The classical doctrine of maslaha, developed by scholars like al-Ghazali (d. 505 AH) and elaborated by al-Shatibi (d. 790 AH), holds that human reasoning about public goods — about what policies, laws, and arrangements serve the welfare of the community — is a legitimate and necessary part of Islamic governance and jurisprudence. But this reasoning always operates within boundaries established by divine revelation. Maslaha cannot override an explicit Quranic prohibition or a definitively established sunnah. It fills in the spaces that divine revelation deliberately left open for human application and adaptation, without ever contradicting the defined terms of the Trust.
This is precisely how trustee reasoning should work. A trustee of an estate has discretion in many management decisions — how to invest assets, which services to hire, when to sell or buy. But this discretion cannot override the explicit instructions in the trust document. The trustee's practical wisdom operates within the space defined by the trust, not outside or above it. This is the structural relationship between maslaha and divine revelation: human reasoning about welfare operates within the space that revelation defines, exercises real and necessary practical judgment within that space, and never overrides the defined terms of the commission.
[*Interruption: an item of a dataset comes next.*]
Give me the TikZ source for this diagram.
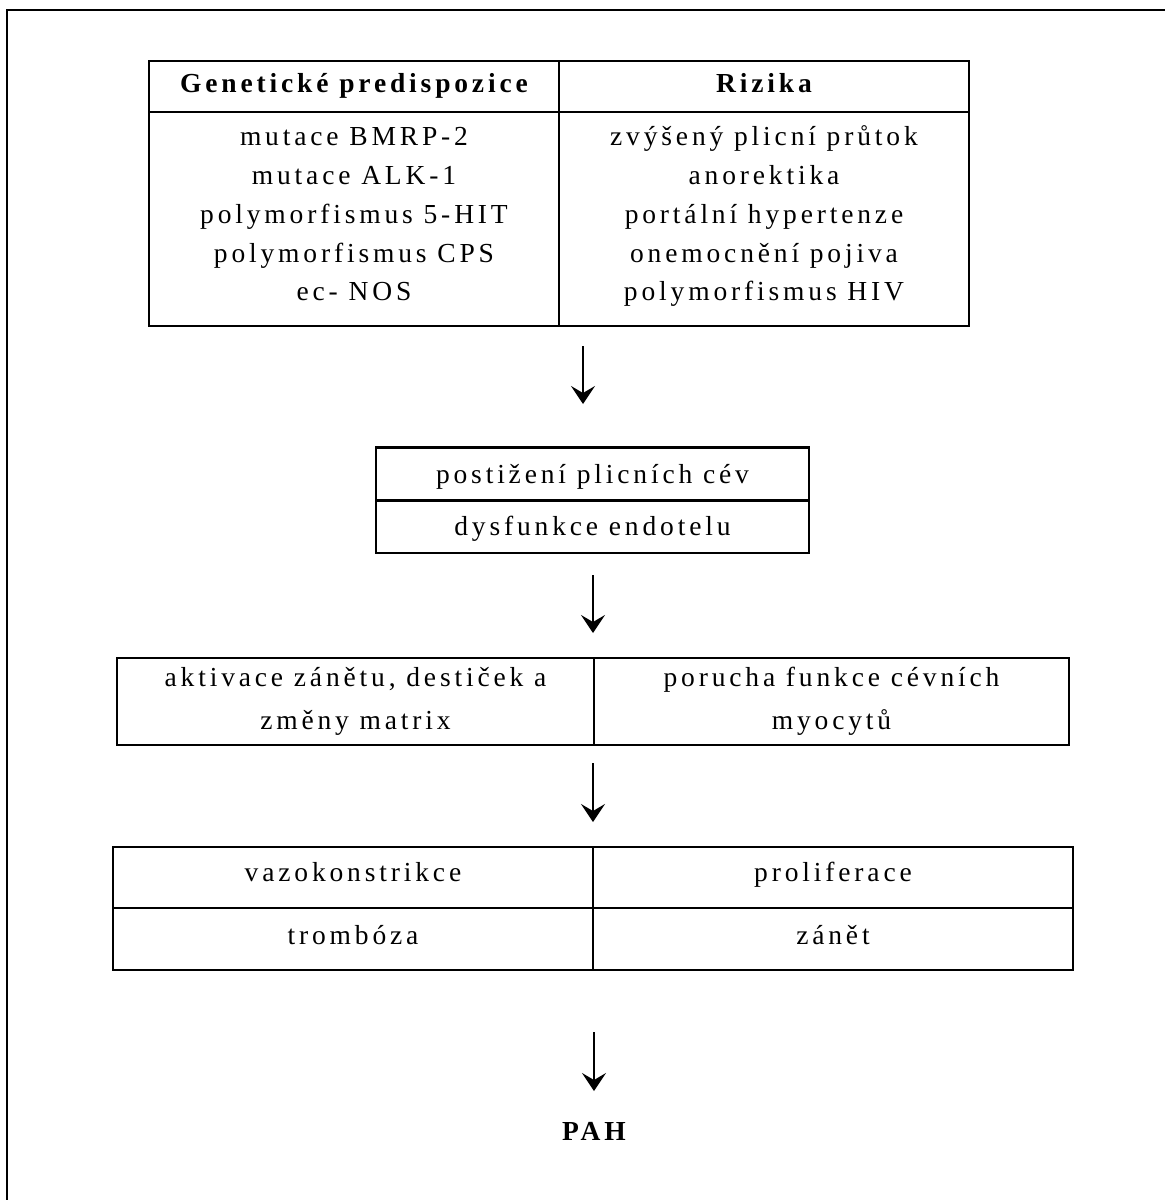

It is important to address the concern that the trusteeship reading diminishes human dignity by reducing humans to mere managers without inherent status. This concern mistakes the nature of trusteeship. Being a trustee is not a diminishment; it is a high honour and a heavy responsibility. The fact that Allah entrusted the governance of the earth to human beings — the amanah that the heavens, earth, and mountains refused — is an extraordinary mark of distinction and responsibility.
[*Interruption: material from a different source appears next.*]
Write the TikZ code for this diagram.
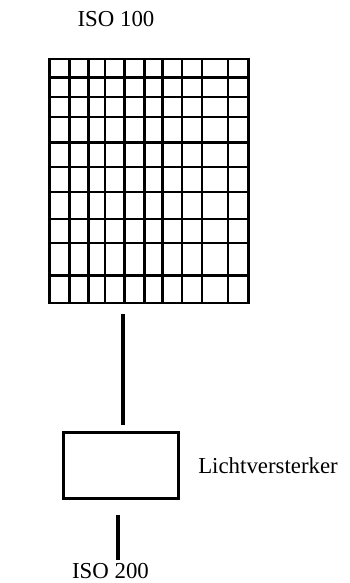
\documentclass[tikz,border=0pt]{standalone}
\usepackage{fontspec}
\setmainfont{Liberation Serif}
\usetikzlibrary{positioning}

\begin{document}
\begin{tikzpicture}[
    label/.style={font=\fontsize{19.5pt}{23pt}\selectfont},
    cell/.style={line width=1.9pt},
    wire/.style={line width=2.8pt}]
    \useasboundingbox (0,0) rectangle (10.47,17.49);
    \node[draw, cell, minimum width=5.97cm, minimum height=7.32cm] (grid) at (4.47,12.06) {};
    \foreach \x in {2.085, 2.655, 3.15, 3.735, 4.335, 4.875, 5.46, 6.06, 6.84}
        \draw[cell] (grid.south -| \x,0) -- (grid.north -| \x,0);
    \foreach \y in {15.165, 14.58, 13.98, 13.215, 12.48, 11.73, 10.92, 10.2, 9.225}
        \draw[cell] (grid.west |- 0,\y) -- (grid.east |- 0,\y);
    \node[label] (iso100) at (3.48,16.92) {ISO 100};
    \node[draw, wire, minimum width=3.45cm, minimum height=1.97cm] (amp) at (3.63,3.525) {};
    \node[label, right=0.42cm of amp] (lv) {Lichtversterker};
    \node[label] (iso200) at (3.315,0.345) {ISO 200};
    \draw[wire, shorten <=0.3cm, shorten >=0.17cm] ([xshift=0.06cm]amp.north |- grid.south) -- ([xshift=0.06cm]amp.north);
    \draw[wire, shorten <=0.44cm] ([xshift=-0.09cm]amp.south) -- ([xshift=-0.09cm]amp.south |- iso200.north);
\end{tikzpicture}
\end{document}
But it is a dignity of service, not of sovereignty. Human dignity in the Quranic framework consists in the capacity to know, to choose, to be accountable, to worship, and to serve as trustees of what Allah has created. These are enormous capacities that no other creature on earth possesses in the same combination. But they are capacities for service and responsibility, not attributes of inherent sovereignty.
The stewardship reading is therefore not a diminished view of humanity. It is a more accurate view — one that takes human dignity seriously precisely by locating it in the right place: in the capacity for knowing, choosing, worshipping, and serving, rather than in a spurious claim to divine authority. The trustee who faithfully discharges the greatest trust ever given to any creature is not a lesser being; they are the most honoured creature Allah has placed on earth. But their honour lies in their faithfulness to the trust, not in any inherent sovereignty they possess.